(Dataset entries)
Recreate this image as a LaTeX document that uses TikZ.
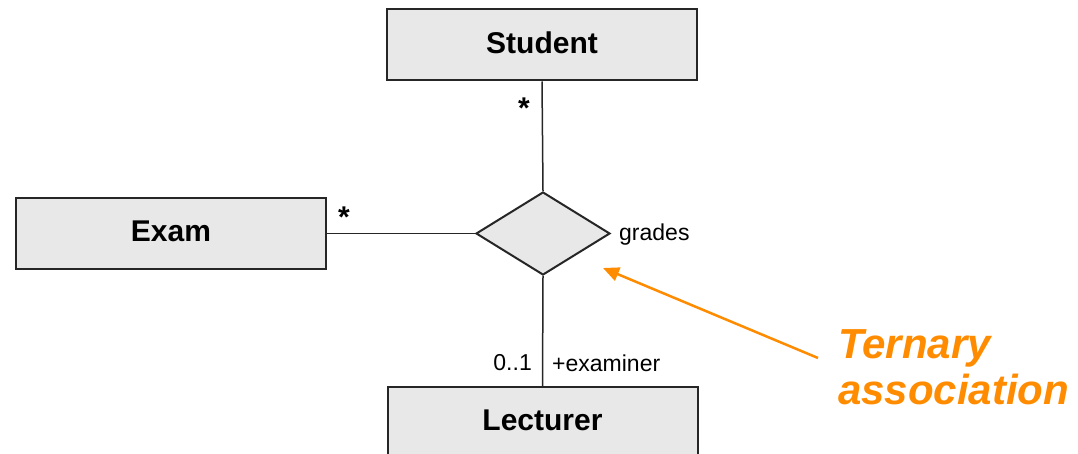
\documentclass[tikz,border=0pt]{standalone}
\usepackage{fontspec}
\setmainfont{Liberation Sans}
\usetikzlibrary{shapes.geometric,arrows.meta}
\definecolor{boxfill}{RGB}{232,232,232}
\definecolor{annot}{RGB}{255,140,0}
\tikzset{
  classbox/.style={draw=black!85, fill=boxfill, line width=2pt, minimum width=310pt, minimum height=71pt, inner sep=0pt,
     text depth=4pt, font=\fontsize{30}{34}\selectfont\bfseries},
  assoc/.style={draw=black!85, fill=boxfill, line width=2pt, diamond, minimum width=134pt, minimum height=83pt, inner sep=0pt, aspect=1.6},
  conn/.style={line width=1.5pt, black!85},
  lbl/.style={font=\fontsize{23}{27}\selectfont, inner sep=0pt},
  star/.style={font=\fontsize{30}{30}\selectfont\bfseries, inner sep=0pt},
  note/.style={font=\fontsize{42}{46}\selectfont\bfseries\itshape, text=annot, align=left, inner sep=0pt},
}
\begin{document}
\begin{tikzpicture}[x=1pt,y=-1pt]
\useasboundingbox (0,0) rectangle (1078,454);
\clip (0,0) rectangle (1078,454);
\node[classbox] (student) at (542,45) {Student};
\node[classbox] (exam) at (171,233.5) {Exam};
\node[classbox] (lecturer) at (542.5,422.5) {Lecturer};
\node[assoc] (grades) at (543,233.5) {};
\draw[conn] (student.south) -- (grades.north);
\draw[conn] (exam.east) -- (grades.west);
\draw[conn] (grades.south) -- (lecturer.north);
\node[lbl, anchor=west] (gl) at (619,235) {grades};
\node[star] (s1) at (524,108) {*};
\node[star] (s2) at (344,217) {*};
\node[lbl, anchor=east] (mult) at (532,363) {0..1};
\node[lbl, anchor=west] (role) at (552,363) {+examiner};
\coordinate (tail) at (818,358);
\coordinate (tip) at (603,268);
\draw[line width=2.5pt, annot, -{Triangle[length=16pt,width=14pt]}] (tail) -- (tip);
\node[note, anchor=north west] (ta) at (838,329) {Ternary\\association};
\end{tikzpicture}
\end{document}
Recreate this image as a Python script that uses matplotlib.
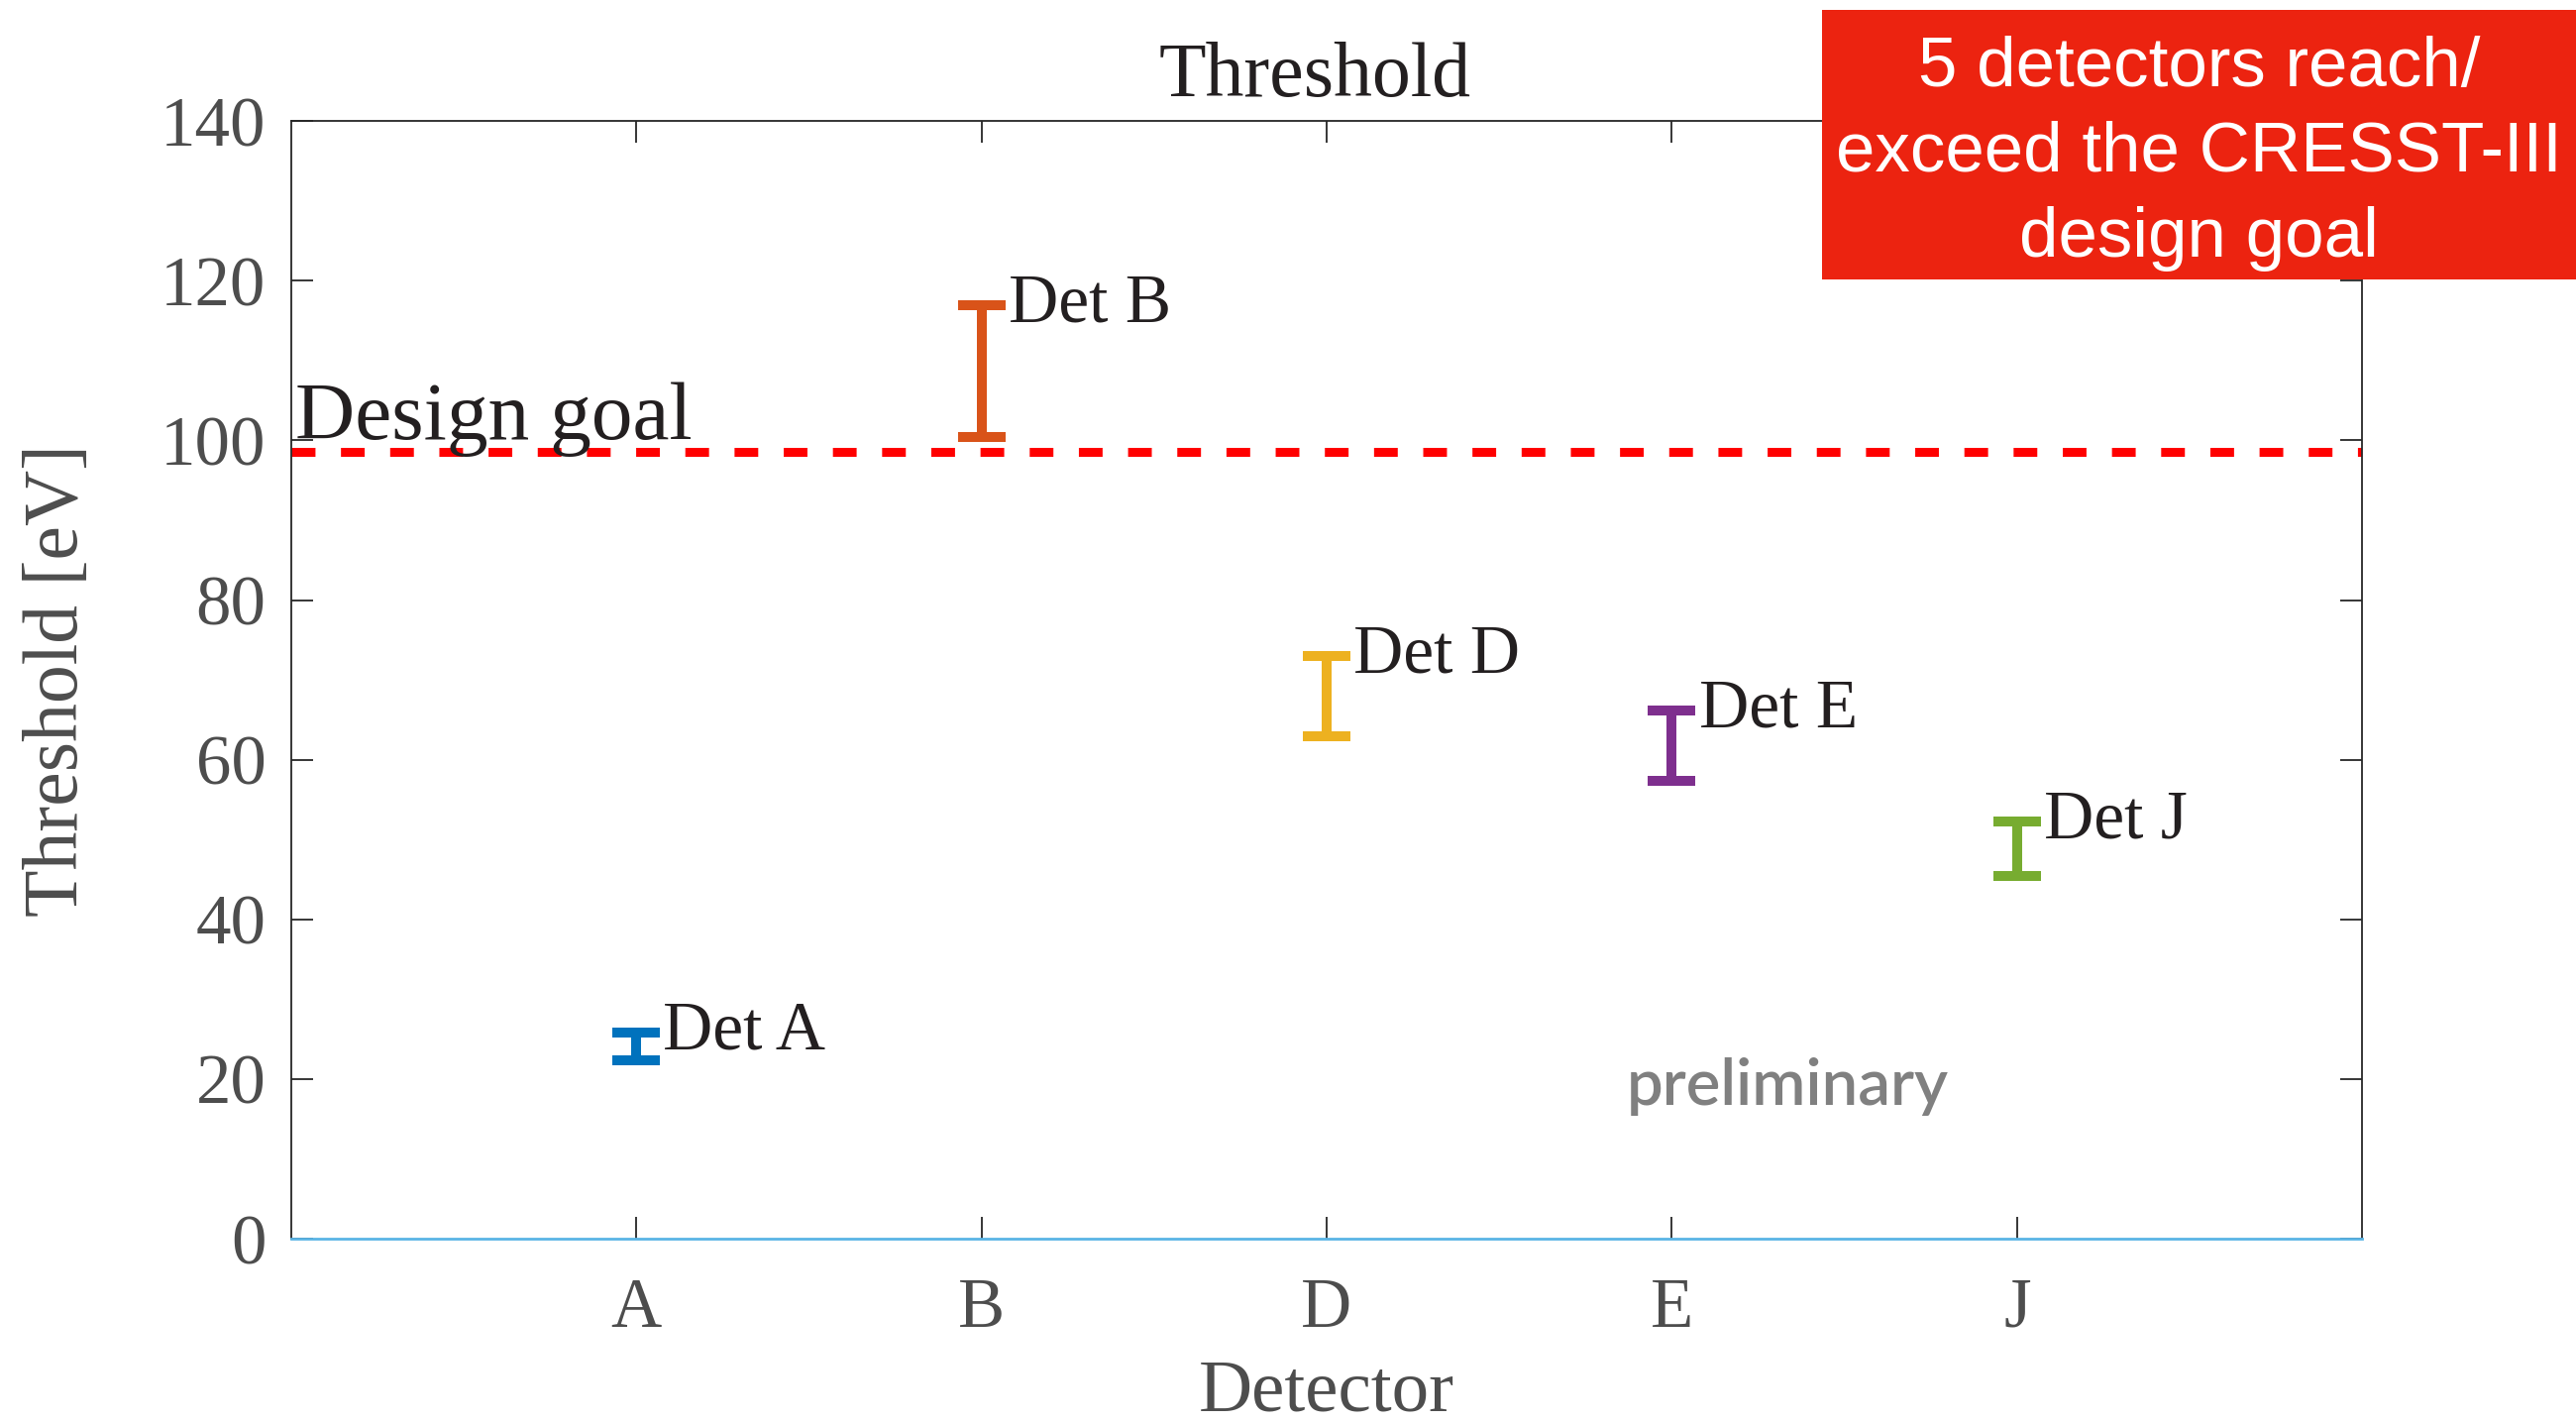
import matplotlib
matplotlib.use("Agg")
import matplotlib.pyplot as plt
from matplotlib.patches import Rectangle

# ---------------- data -----------------
detectors = ["A", "B", "D", "E", "J"]
thr_low = [22.3, 100.4, 62.9, 57.3, 45.4]     # eV, lower end of bar
thr_high = [25.8, 116.9, 73.0, 66.2, 52.3]    # eV, upper end of bar
bar_colors = ["#0072BD", "#D95319", "#EDB120", "#7E2F8E", "#77AC30"]
design_goal = 98.5
y_ticks = [0, 20, 40, 60, 80, 100, 120, 140]

SERIF = ["Liberation Serif", "DejaVu Serif"]
GRAY = "#4d4d4d"

fig = plt.figure(figsize=(26, 14.35), dpi=100)
ax = fig.add_axes([0.1129, 0.1289, 0.8042, 0.786])

x = list(range(1, len(detectors) + 1))
for xi, lo, hi, c, name in zip(x, thr_low, thr_high, bar_colors, detectors):
    mid = (lo + hi) / 2
    err = (hi - lo) / 2
    ax.errorbar([xi], [mid], yerr=[[err], [err]], fmt="none", ecolor=c,
                elinewidth=7.2, capsize=17, capthick=7.2, zorder=3)
    ax.text(xi + 0.078, hi, "Det " + name, family=SERIF, fontsize=50,
            color="#231f20", ha="left", va="center", zorder=4)

# design goal line
ax.axhline(design_goal, color="#ff0000", lw=6.5, dashes=(2.65, 2.85), zorder=2)
ax.text(0.012, 100.2, "Design goal", family=SERIF, fontsize=60,
        color="#231f20", ha="left", va="baseline")

ax.text(3.87, 16.7, "preliminary", family=["Lato", "DejaVu Sans"], fontsize=47,
        fontweight="semibold", color="#808080", ha="left", va="baseline")

# axes styling
ax.set_xlim(0, 6)
ax.set_ylim(0, 140)
ax.set_xticks(x)
ax.set_xticklabels(detectors)
ax.set_yticks(y_ticks)
ax.tick_params(direction="in", top=True, right=True, length=16, width=1.3,
               color="#262626", labelsize=51, labelcolor=GRAY)
ax.tick_params(axis="x", pad=28)
ax.tick_params(axis="y", pad=18)
for lab in ax.get_xticklabels() + ax.get_yticklabels():
    lab.set_family(SERIF)
for side in ["left", "top", "right"]:
    ax.spines[side].set_color("#262626")
    ax.spines[side].set_linewidth(1.3)
ax.spines["bottom"].set_color("#5ab4e5")
ax.spines["bottom"].set_linewidth(2)

ax.set_title("Threshold", family=SERIF, fontsize=56, color="#231f20", pad=18, x=0.4945)
ax.set_xlabel("Detector", family=SERIF, fontsize=54, color=GRAY, va="baseline")
ax.xaxis.set_label_coords(0.5, -0.154)
ax.set_ylabel("Threshold [eV]", family=SERIF, fontsize=56, color=GRAY, va="center")
ax.yaxis.set_label_coords(-0.112, 0.5)

# red note box in the corner
fig.add_artist(Rectangle((0.7073, 0.8035), 0.2927, 0.1895,
                         transform=fig.transFigure, facecolor="#ec2310",
                         edgecolor="none", zorder=5))
fig.text(0.8536, 0.892, "5 detectors reach/\nexceed the CRESST-III\ndesign goal",
         family=["Liberation Sans", "DejaVu Sans"], fontsize=51, color="white",
         ha="center", va="center", linespacing=1.4, zorder=6)

fig.savefig("out.png", dpi=100)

§ AIM OF THE TASK
Set the data above down again exactly as given, with no pictures.

§ RESULT
Recreate this image as a LaTeX document that uses TikZ.
\documentclass[tikz,border=0pt]{standalone}
\usepackage{fontspec}
\setmainfont{Liberation Sans}
\usetikzlibrary{shapes.geometric,arrows.meta}
\definecolor{boxfill}{RGB}{232,232,232}
\definecolor{annot}{RGB}{255,140,0}
\tikzset{
  classbox/.style={draw=black!85, fill=boxfill, line width=2pt, minimum width=310pt, minimum height=71pt, inner sep=0pt,
     text depth=4pt, font=\fontsize{30}{34}\selectfont\bfseries},
  assoc/.style={draw=black!85, fill=boxfill, line width=2pt, diamond, minimum width=134pt, minimum height=83pt, inner sep=0pt, aspect=1.6},
  conn/.style={line width=1.5pt, black!85},
  lbl/.style={font=\fontsize{23}{27}\selectfont, inner sep=0pt},
  star/.style={font=\fontsize{30}{30}\selectfont\bfseries, inner sep=0pt},
  note/.style={font=\fontsize{42}{46}\selectfont\bfseries\itshape, text=annot, align=left, inner sep=0pt},
}
\begin{document}
\begin{tikzpicture}[x=1pt,y=-1pt]
\useasboundingbox (0,0) rectangle (1078,454);
\clip (0,0) rectangle (1078,454);
\node[classbox] (student) at (542,45) {Student};
\node[classbox] (exam) at (171,233.5) {Exam};
\node[classbox] (lecturer) at (542.5,422.5) {Lecturer};
\node[assoc] (grades) at (543,233.5) {};
\draw[conn] (student.south) -- (grades.north);
\draw[conn] (exam.east) -- (grades.west);
\draw[conn] (grades.south) -- (lecturer.north);
\node[lbl, anchor=west] (gl) at (619,235) {grades};
\node[star] (s1) at (524,108) {*};
\node[star] (s2) at (344,217) {*};
\node[lbl, anchor=east] (mult) at (532,363) {0..1};
\node[lbl, anchor=west] (role) at (552,363) {+examiner};
\coordinate (tail) at (818,358);
\coordinate (tip) at (603,268);
\draw[line width=2.5pt, annot, -{Triangle[length=16pt,width=14pt]}] (tail) -- (tip);
\node[note, anchor=north west] (ta) at (838,329) {Ternary\\association};
\end{tikzpicture}
\end{document}
Recreate this image as a Python script that uses matplotlib.
import matplotlib
matplotlib.use("Agg")
import matplotlib.pyplot as plt
from matplotlib.patches import Rectangle

# ---------------- data -----------------
detectors = ["A", "B", "D", "E", "J"]
thr_low = [22.3, 100.4, 62.9, 57.3, 45.4]     # eV, lower end of bar
thr_high = [25.8, 116.9, 73.0, 66.2, 52.3]    # eV, upper end of bar
bar_colors = ["#0072BD", "#D95319", "#EDB120", "#7E2F8E", "#77AC30"]
design_goal = 98.5
y_ticks = [0, 20, 40, 60, 80, 100, 120, 140]

SERIF = ["Liberation Serif", "DejaVu Serif"]
GRAY = "#4d4d4d"

fig = plt.figure(figsize=(26, 14.35), dpi=100)
ax = fig.add_axes([0.1129, 0.1289, 0.8042, 0.786])

x = list(range(1, len(detectors) + 1))
for xi, lo, hi, c, name in zip(x, thr_low, thr_high, bar_colors, detectors):
    mid = (lo + hi) / 2
    err = (hi - lo) / 2
    ax.errorbar([xi], [mid], yerr=[[err], [err]], fmt="none", ecolor=c,
                elinewidth=7.2, capsize=17, capthick=7.2, zorder=3)
    ax.text(xi + 0.078, hi, "Det " + name, family=SERIF, fontsize=50,
            color="#231f20", ha="left", va="center", zorder=4)

# design goal line
ax.axhline(design_goal, color="#ff0000", lw=6.5, dashes=(2.65, 2.85), zorder=2)
ax.text(0.012, 100.2, "Design goal", family=SERIF, fontsize=60,
        color="#231f20", ha="left", va="baseline")

ax.text(3.87, 16.7, "preliminary", family=["Lato", "DejaVu Sans"], fontsize=47,
        fontweight="semibold", color="#808080", ha="left", va="baseline")

# axes styling
ax.set_xlim(0, 6)
ax.set_ylim(0, 140)
ax.set_xticks(x)
ax.set_xticklabels(detectors)
ax.set_yticks(y_ticks)
ax.tick_params(direction="in", top=True, right=True, length=16, width=1.3,
               color="#262626", labelsize=51, labelcolor=GRAY)
ax.tick_params(axis="x", pad=28)
ax.tick_params(axis="y", pad=18)
for lab in ax.get_xticklabels() + ax.get_yticklabels():
    lab.set_family(SERIF)
for side in ["left", "top", "right"]:
    ax.spines[side].set_color("#262626")
    ax.spines[side].set_linewidth(1.3)
ax.spines["bottom"].set_color("#5ab4e5")
ax.spines["bottom"].set_linewidth(2)

ax.set_title("Threshold", family=SERIF, fontsize=56, color="#231f20", pad=18, x=0.4945)
ax.set_xlabel("Detector", family=SERIF, fontsize=54, color=GRAY, va="baseline")
ax.xaxis.set_label_coords(0.5, -0.154)
ax.set_ylabel("Threshold [eV]", family=SERIF, fontsize=56, color=GRAY, va="center")
ax.yaxis.set_label_coords(-0.112, 0.5)

# red note box in the corner
fig.add_artist(Rectangle((0.7073, 0.8035), 0.2927, 0.1895,
                         transform=fig.transFigure, facecolor="#ec2310",
                         edgecolor="none", zorder=5))
fig.text(0.8536, 0.892, "5 detectors reach/\nexceed the CRESST-III\ndesign goal",
         family=["Liberation Sans", "DejaVu Sans"], fontsize=51, color="white",
         ha="center", va="center", linespacing=1.4, zorder=6)

fig.savefig("out.png", dpi=100)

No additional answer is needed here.